▶ _Dataset extract_
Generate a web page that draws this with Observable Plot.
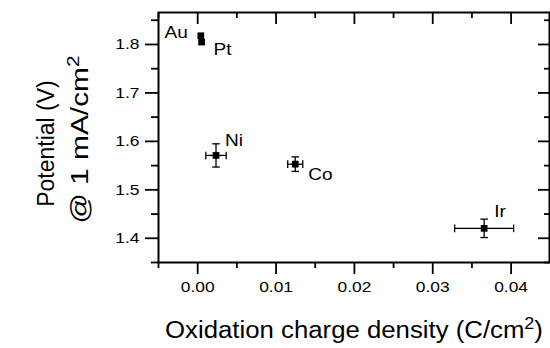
<!DOCTYPE html>
<html>
<head>
<meta charset="utf-8">
<script src="https://cdn.jsdelivr.net/npm/d3@7"></script>
<script src="https://cdn.jsdelivr.net/npm/@observablehq/plot@0.6"></script>
<style>
  html, body { margin: 0; padding: 0; background: white; }
  #chart svg, #chart svg text { font-family: "Liberation Sans", Arial, sans-serif !important; }
</style>
</head>
<body>
<div id="chart"></div>
<script>
// ---- data ----
const metals = ["Au", "Pt", "Ni", "Co", "Ir"];
const chargeDensity = [0.0004, 0.0005, 0.00234, 0.01245, 0.03656];
const potential = [1.818, 1.805, 1.571, 1.553, 1.4205];
const chargeErr = [0, 0, 0.0013, 0.00096, 0.00376];
const potentialErr = [0, 0, 0.024, 0.015, 0.019];
const xMajorTicks = [0.00, 0.01, 0.02, 0.03, 0.04];
const xMinorTicks = [-0.005, 0.005, 0.015, 0.025, 0.035];
const yMajorTicks = [1.4, 1.5, 1.6, 1.7, 1.8];
const yMinorTicks = [1.35, 1.45, 1.55, 1.65, 1.75, 1.85];
const xTitle = "Oxidation charge density (C/cm²)";
const yTitle1 = "Potential (V)";
const yTitle2 = "@ 1 mA/cm²";

const data = metals.map((m, i) => ({
  metal: m, x: chargeDensity[i], y: potential[i], ex: chargeErr[i], ey: potentialErr[i]
}));
const withErr = data.filter(d => d.ex > 0 || d.ey > 0);

// label placement (pixels)
const labelPos = {
  Au: {dx: -13, dy: -3, anchor: "end"},
  Pt: {dx: 12, dy: 7, anchor: "start"},
  Ni: {dx: 9, dy: -15, anchor: "start"},
  Co: {dx: 13, dy: 10, anchor: "start"},
  Ir: {dx: 10, dy: -17, anchor: "start"}
};

const hbar = {draw(ctx, size) { const r = Math.sqrt(size / Math.PI); ctx.moveTo(-r, 0); ctx.lineTo(r, 0); }};
const vbar = {draw(ctx, size) { const r = Math.sqrt(size / Math.PI); ctx.moveTo(0, -r); ctx.lineTo(0, r); }};

const chart = Plot.plot({
  width: 550,
  height: 348,
  marginLeft: 158,
  marginRight: 1,
  marginTop: 12,
  marginBottom: 86,
  style: {background: "white", color: "black", overflow: "visible"},
  x: {domain: [-0.005, 0.0449]},
  y: {domain: [1.35, 1.866]},
  marks: [
    // error bars
    Plot.link(withErr, {x1: d => d.x - d.ex, x2: d => d.x + d.ex, y1: "y", y2: "y", stroke: "black", strokeWidth: 1.3}),
    Plot.link(withErr, {x1: "x", x2: "x", y1: d => d.y - d.ey, y2: d => d.y + d.ey, stroke: "black", strokeWidth: 1.3}),
    Plot.dot(withErr, {x: "x", y: d => d.y - d.ey, symbol: hbar, r: 3.8, stroke: "black", strokeWidth: 1.3, fill: "none"}),
    Plot.dot(withErr, {x: "x", y: d => d.y + d.ey, symbol: hbar, r: 3.8, stroke: "black", strokeWidth: 1.3, fill: "none"}),
    Plot.dot(withErr, {x: d => d.x - d.ex, y: "y", symbol: vbar, r: 3.8, stroke: "black", strokeWidth: 1.3, fill: "none"}),
    Plot.dot(withErr, {x: d => d.x + d.ex, y: "y", symbol: vbar, r: 3.8, stroke: "black", strokeWidth: 1.3, fill: "none"}),
    // points
    Plot.dot(data, {x: "x", y: "y", symbol: "square", r: 3.8, fill: "black", stroke: "none"}),
    // point labels
    ...data.map(d => Plot.text([d], {
      x: "x", y: "y", text: "metal",
      dx: labelPos[d.metal].dx, dy: labelPos[d.metal].dy,
      textAnchor: labelPos[d.metal].anchor,
      fontSize: 17, fill: "black"
    })),
    // axes
    Plot.axisX({ticks: xMajorTicks, tickSize: 12, tickPadding: 6, tickFormat: d => d.toFixed(2), fontSize: 15.5, strokeWidth: 1.8, label: null}),
    Plot.axisX({ticks: xMinorTicks, tickSize: 6, text: null, strokeWidth: 1.8, label: null}),
    Plot.axisX({anchor: "top", ticks: xMajorTicks, tickSize: -11, text: null, strokeWidth: 1.8, label: null}),
    Plot.axisX({anchor: "top", ticks: xMinorTicks, tickSize: -5, text: null, strokeWidth: 1.8, label: null}),
    Plot.axisY({ticks: yMajorTicks, tickSize: 13, tickPadding: 6, tickFormat: d => d.toFixed(1), fontSize: 15.5, strokeWidth: 1.8, label: null}),
    Plot.axisY({ticks: yMinorTicks, tickSize: 7, text: null, strokeWidth: 1.8, label: null}),
    Plot.axisY({anchor: "right", ticks: yMajorTicks, tickSize: -12, text: null, strokeWidth: 1.8, label: null}),
    Plot.axisY({anchor: "right", ticks: yMinorTicks, tickSize: -6, text: null, strokeWidth: 1.8, label: null}),
    Plot.frame({stroke: "black", strokeWidth: 2}),
    // axis titles
    Plot.text([xTitle], {text: d => d, frameAnchor: "bottom", lineAnchor: "middle", dy: 68, fontSize: 23, fill: "black"}),
    Plot.text([yTitle1], {text: d => d, frameAnchor: "left", textAnchor: "middle", dx: -112, dy: 6, rotate: -90, fontSize: 23, fill: "black"}),
    Plot.text([yTitle2], {text: d => d, frameAnchor: "left", textAnchor: "middle", dx: -78, dy: 2, rotate: -90, fontSize: 23, fill: "black"})
  ]
});

document.getElementById("chart").appendChild(chart);

// render superscript 2 as a raised, smaller digit
chart.querySelectorAll("text").forEach(t => {
  if (t.children.length === 0 && t.textContent.includes("²")) {
    const [before, after] = t.textContent.split("²");
    t.textContent = before;
    const sup = document.createElementNS("http://www.w3.org/2000/svg", "tspan");
    sup.textContent = "2";
    sup.setAttribute("font-size", "16");
    sup.setAttribute("dy", "-9");
    t.appendChild(sup);
    if (after) {
      const rest = document.createElementNS("http://www.w3.org/2000/svg", "tspan");
      rest.textContent = after;
      rest.setAttribute("dy", "9");
      t.appendChild(rest);
    }
  }
});

// the reference text is slightly wide: stretch texts along their baseline
chart.querySelectorAll("text").forEach(t => {
  const g = t.closest("g");
  const rotated = (t.getAttribute("transform") || "").includes("rotate") ||
                  (g && (g.getAttribute("transform") || "").includes("rotate"));
  const len = t.getComputedTextLength();
  if (!(len > 0)) return;
  let factor = 1.12;
  if (rotated) factor = t.textContent.startsWith("@") ? 1.3 : 1.0;
  if (factor !== 1) {
    t.setAttribute("textLength", (len * factor).toFixed(1));
    t.setAttribute("lengthAdjust", "spacingAndGlyphs");
  }
});
</script>
</body>
</html>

▶ _Short exercise_
Skip the pictures, please, and transcribe only the lines from the beginning of the material through the one that contains "Math.PI); ctx.moveTo(0, -r);".

▶ _Completed task_
Generate a web page that draws this with Observable Plot.
<!DOCTYPE html>
<html>
<head>
<meta charset="utf-8">
<script src="https://cdn.jsdelivr.net/npm/d3@7"></script>
<script src="https://cdn.jsdelivr.net/npm/@observablehq/plot@0.6"></script>
<style>
  html, body { margin: 0; padding: 0; background: white; }
  #chart svg, #chart svg text { font-family: "Liberation Sans", Arial, sans-serif !important; }
</style>
</head>
<body>
<div id="chart"></div>
<script>
// ---- data ----
const metals = ["Au", "Pt", "Ni", "Co", "Ir"];
const chargeDensity = [0.0004, 0.0005, 0.00234, 0.01245, 0.03656];
const potential = [1.818, 1.805, 1.571, 1.553, 1.4205];
const chargeErr = [0, 0, 0.0013, 0.00096, 0.00376];
const potentialErr = [0, 0, 0.024, 0.015, 0.019];
const xMajorTicks = [0.00, 0.01, 0.02, 0.03, 0.04];
const xMinorTicks = [-0.005, 0.005, 0.015, 0.025, 0.035];
const yMajorTicks = [1.4, 1.5, 1.6, 1.7, 1.8];
const yMinorTicks = [1.35, 1.45, 1.55, 1.65, 1.75, 1.85];
const xTitle = "Oxidation charge density (C/cm²)";
const yTitle1 = "Potential (V)";
const yTitle2 = "@ 1 mA/cm²";

const data = metals.map((m, i) => ({
  metal: m, x: chargeDensity[i], y: potential[i], ex: chargeErr[i], ey: potentialErr[i]
}));
const withErr = data.filter(d => d.ex > 0 || d.ey > 0);

// label placement (pixels)
const labelPos = {
  Au: {dx: -13, dy: -3, anchor: "end"},
  Pt: {dx: 12, dy: 7, anchor: "start"},
  Ni: {dx: 9, dy: -15, anchor: "start"},
  Co: {dx: 13, dy: 10, anchor: "start"},
  Ir: {dx: 10, dy: -17, anchor: "start"}
};

const hbar = {draw(ctx, size) { const r = Math.sqrt(size / Math.PI); ctx.moveTo(-r, 0); ctx.lineTo(r, 0); }};
const vbar = {draw(ctx, size) { const r = Math.sqrt(size / Math.PI); ctx.moveTo(0, -r); ctx.lineTo(0, r); }};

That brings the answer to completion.